Liberty and the Golden Rule
In his radical book Fair Play (p. 16), Steven Landsburg puts forward this radical idea:
… we should care about other people’s liberty as well as our own.
In On Liberty, Chapter IV, “Of the Limits to the Authority of Society over the Individual” (paragraph 12), John Stuart Mill puts forward the same idea, and explains just how radical it is:
But the strongest of all the arguments against the interference of the public with purely personal conduct, is that when it does interfere, the odds are that it interferes wrongly, and in the wrong place. On questions of social morality, of duty to others, the opinion of the public, that is, of an overruling majority, though often wrong, is likely to be still oftener right; because on such questions they are only required to judge of their own interests; of the manner in which some mode of conduct, if allowed to be practised, would affect themselves. But the opinion of a similar majority, imposed as a law on the minority, on questions of self-regarding conduct, is quite as likely to be wrong as right; for in these cases public opinion means, at the best, some people’s opinion of what is good or bad for other people; while very often it does not even mean that; the public, with the most perfect indifference, passing over the pleasure or convenience of those whose conduct they censure, and considering only their own preference.
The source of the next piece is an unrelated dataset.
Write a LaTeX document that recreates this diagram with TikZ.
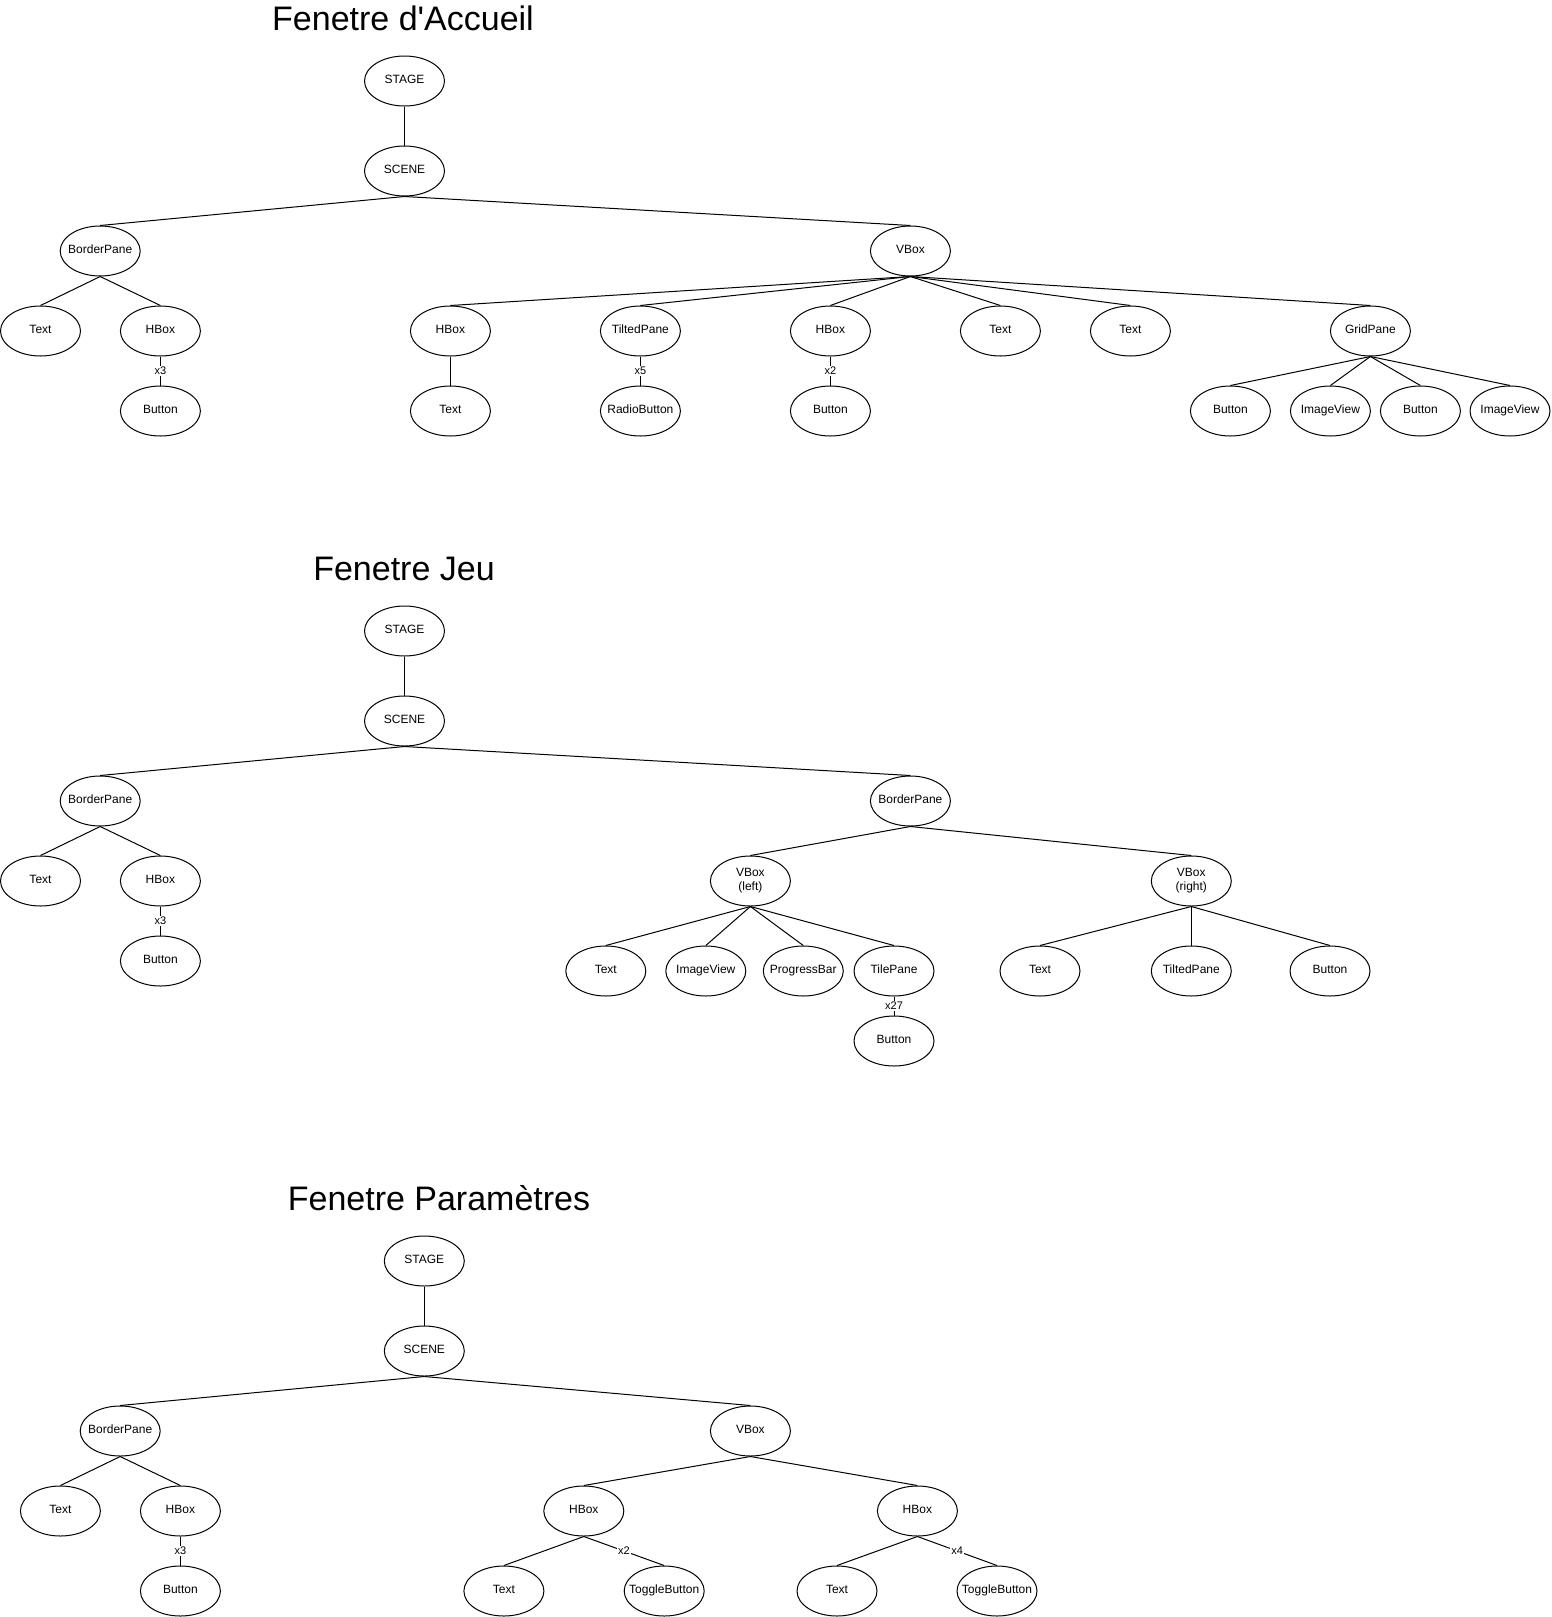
\documentclass[tikz,border=0pt]{standalone}
\usepackage{fontspec}
\setmainfont{Liberation Sans}[Ligatures=TeXOff]
\usetikzlibrary{shapes.geometric}
% label text of a tree node: zero width so the ellipse keeps its fixed size
\newcommand\nodetext[1]{\makebox[0pt]{\fontsize{12}{14}\selectfont\begin{tabular}{@{}c@{}}#1\end{tabular}}}
\tikzset{
  obj/.style={draw, ellipse, minimum width=80pt, minimum height=50pt, inner sep=0pt, line width=1pt},
  link/.style={line width=1pt},
  mult/.style={fill=white, inner sep=1pt, font=\fontsize{11}{13}\selectfont},
  wintitle/.style={anchor=base, inner sep=0pt, font=\fontsize{34}{40}\selectfont}
}
\begin{document}
\begin{tikzpicture}[x=1pt,y=-1pt]
\useasboundingbox (0,0) rectangle (1551,1617);

% ---------- Fenetre d'Accueil ----------
\node[wintitle] (atitle) at (403,30) {Fenetre d'Accueil};
\node[obj] (astage) at (404.5,81)  {\nodetext{STAGE}};
\node[obj] (ascene) at (404.5,171) {\nodetext{SCENE}};
\node[obj] (abp)    at (100.2,251) {\nodetext{BorderPane}};
\node[obj] (atext)  at (40.5,331)  {\nodetext{Text}};
\node[obj] (ahbox)  at (160.4,331) {\nodetext{HBox}};
\node[obj] (abtn)   at (160.4,411) {\nodetext{Button}};
\node[obj] (avbox)  at (910.4,251) {\nodetext{VBox}};
\node[obj] (ahbox2) at (450.4,331) {\nodetext{HBox}};
\node[obj] (atext2) at (450.4,411) {\nodetext{Text}};
\node[obj] (atilt)  at (640.4,331) {\nodetext{TiltedPane}};
\node[obj] (aradio) at (640.4,411) {\nodetext{RadioButton}};
\node[obj] (ahbox3) at (830.4,331) {\nodetext{HBox}};
\node[obj] (abtn3)  at (830.4,411) {\nodetext{Button}};
\node[obj] (atext3) at (1000.4,331) {\nodetext{Text}};
\node[obj] (atext4) at (1130.4,331) {\nodetext{Text}};
\node[obj] (agrid)  at (1370.4,331) {\nodetext{GridPane}};
\node[obj] (agb1)   at (1230.4,411) {\nodetext{Button}};
\node[obj] (agi1)   at (1330.4,411) {\nodetext{ImageView}};
\node[obj] (agb2)   at (1420.4,411) {\nodetext{Button}};
\node[obj] (agi2)   at (1510,411)   {\nodetext{ImageView}};

\draw[link] (astage.south) -- (ascene.north);
\draw[link] (ascene.south) -- (abp.north);
\draw[link] (ascene.south) -- (avbox.north);
\draw[link] (abp.south) -- (atext.north);
\draw[link] (abp.south) -- (ahbox.north);
\draw[link] (ahbox.south) -- node[mult]{x3} (abtn.north);
\draw[link] (avbox.south) -- (ahbox2.north);
\draw[link] (avbox.south) -- (atilt.north);
\draw[link] (avbox.south) -- (ahbox3.north);
\draw[link] (avbox.south) -- (atext3.north);
\draw[link] (avbox.south) -- (atext4.north);
\draw[link] (avbox.south) -- (agrid.north);
\draw[link] (ahbox2.south) -- (atext2.north);
\draw[link] (atilt.south) -- node[mult]{x5} (aradio.north);
\draw[link] (ahbox3.south) -- node[mult]{x2} (abtn3.north);
\draw[link] (agrid.south) -- (agb1.north);
\draw[link] (agrid.south) -- (agi1.north);
\draw[link] (agrid.south) -- (agb2.north);
\draw[link] (agrid.south) -- (agi2.north);

% ---------- Fenetre Jeu ----------
\node[wintitle] (btitle) at (404,580) {Fenetre Jeu};
\node[obj] (bstage) at (404.5,631) {\nodetext{STAGE}};
\node[obj] (bscene) at (404.5,721) {\nodetext{SCENE}};
\node[obj] (bbp)    at (100.2,801) {\nodetext{BorderPane}};
\node[obj] (btext)  at (40.5,881)  {\nodetext{Text}};
\node[obj] (bhbox)  at (160.4,881) {\nodetext{HBox}};
\node[obj] (bbtn)   at (160.4,961) {\nodetext{Button}};
\node[obj] (bbp2)   at (910.4,801) {\nodetext{BorderPane}};
\node[obj] (bvl)    at (750.4,881) {\nodetext{VBox\\(left)}};
\node[obj] (bvr)    at (1191.3,881) {\nodetext{VBox\\(right)}};
\node[obj] (bt1)    at (605.8,971) {\nodetext{Text}};
\node[obj] (biv)    at (705.8,971) {\nodetext{ImageView}};
\node[obj] (bpb)    at (803.3,971) {\nodetext{ProgressBar}};
\node[obj] (btp)    at (894,971)   {\nodetext{TilePane}};
\node[obj] (btpb)   at (894,1041)  {\nodetext{Button}};
\node[obj] (bt2)    at (1040,971)  {\nodetext{Text}};
\node[obj] (btilt)  at (1191.3,971) {\nodetext{TiltedPane}};
\node[obj] (bbtn2)  at (1330,971)  {\nodetext{Button}};

\draw[link] (bstage.south) -- (bscene.north);
\draw[link] (bscene.south) -- (bbp.north);
\draw[link] (bscene.south) -- (bbp2.north);
\draw[link] (bbp.south) -- (btext.north);
\draw[link] (bbp.south) -- (bhbox.north);
\draw[link] (bhbox.south) -- node[mult]{x3} (bbtn.north);
\draw[link] (bbp2.south) -- (bvl.north);
\draw[link] (bbp2.south) -- (bvr.north);
\draw[link] (bvl.south) -- (bt1.north);
\draw[link] (bvl.south) -- (biv.north);
\draw[link] (bvl.south) -- (bpb.north);
\draw[link] (bvl.south) -- (btp.north);
\draw[link] (btp.south) -- node[mult]{x27} (btpb.north);
\draw[link] (bvr.south) -- (bt2.north);
\draw[link] (bvr.south) -- (btilt.north);
\draw[link] (bvr.south) -- (bbtn2.north);

% ---------- Fenetre Paramètres ----------
\node[wintitle] (ctitle) at (439,1210) {Fenetre Paramètres};
\node[obj] (cstage) at (424.3,1261) {\nodetext{STAGE}};
\node[obj] (cscene) at (424.3,1351) {\nodetext{SCENE}};
\node[obj] (cbp)    at (120.2,1431) {\nodetext{BorderPane}};
\node[obj] (ctext)  at (60.4,1511)  {\nodetext{Text}};
\node[obj] (chbox)  at (180.4,1511) {\nodetext{HBox}};
\node[obj] (cbtn)   at (180.4,1591) {\nodetext{Button}};
\node[obj] (cvbox)  at (750.4,1431) {\nodetext{VBox}};
\node[obj] (ch1)    at (583.8,1511) {\nodetext{HBox}};
\node[obj] (ch2)    at (917.4,1511) {\nodetext{HBox}};
\node[obj] (ct1)    at (503.9,1591) {\nodetext{Text}};
\node[obj] (ctb1)   at (664.2,1591) {\nodetext{ToggleButton}};
\node[obj] (ct2)    at (837,1591)   {\nodetext{Text}};
\node[obj] (ctb2)   at (997,1591)   {\nodetext{ToggleButton}};

\draw[link] (cstage.south) -- (cscene.north);
\draw[link] (cscene.south) -- (cbp.north);
\draw[link] (cscene.south) -- (cvbox.north);
\draw[link] (cbp.south) -- (ctext.north);
\draw[link] (cbp.south) -- (chbox.north);
\draw[link] (chbox.south) -- node[mult]{x3} (cbtn.north);
\draw[link] (cvbox.south) -- (ch1.north);
\draw[link] (cvbox.south) -- (ch2.north);
\draw[link] (ch1.south) -- (ct1.north);
\draw[link] (ch1.south) -- node[mult]{x2} (ctb1.north);
\draw[link] (ch2.south) -- (ct2.north);
\draw[link] (ch2.south) -- node[mult]{x4} (ctb2.north);
\end{tikzpicture}
\end{document}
Part of the problem is in the limitations of the golden rule: “Do unto others as you would have them do unto you.” That is all well and good if they have the same preferences, but not if they want something different from what you would want in the same circumstances. Until further advances in technology, we are shut out of knowing directly what the world looks like from inside someone else’s mind, and have to guess based on how we would feel. But that sometimes steers us badly off target. Giving everyone personal liberty is a safeguard against our blind meddling.
Of course, applying the golden rule at a meta-level would say “I want liberty, so I should give others liberty as well.” But there are many times when liberty is a higher law than applying the golden rule at the detailed level.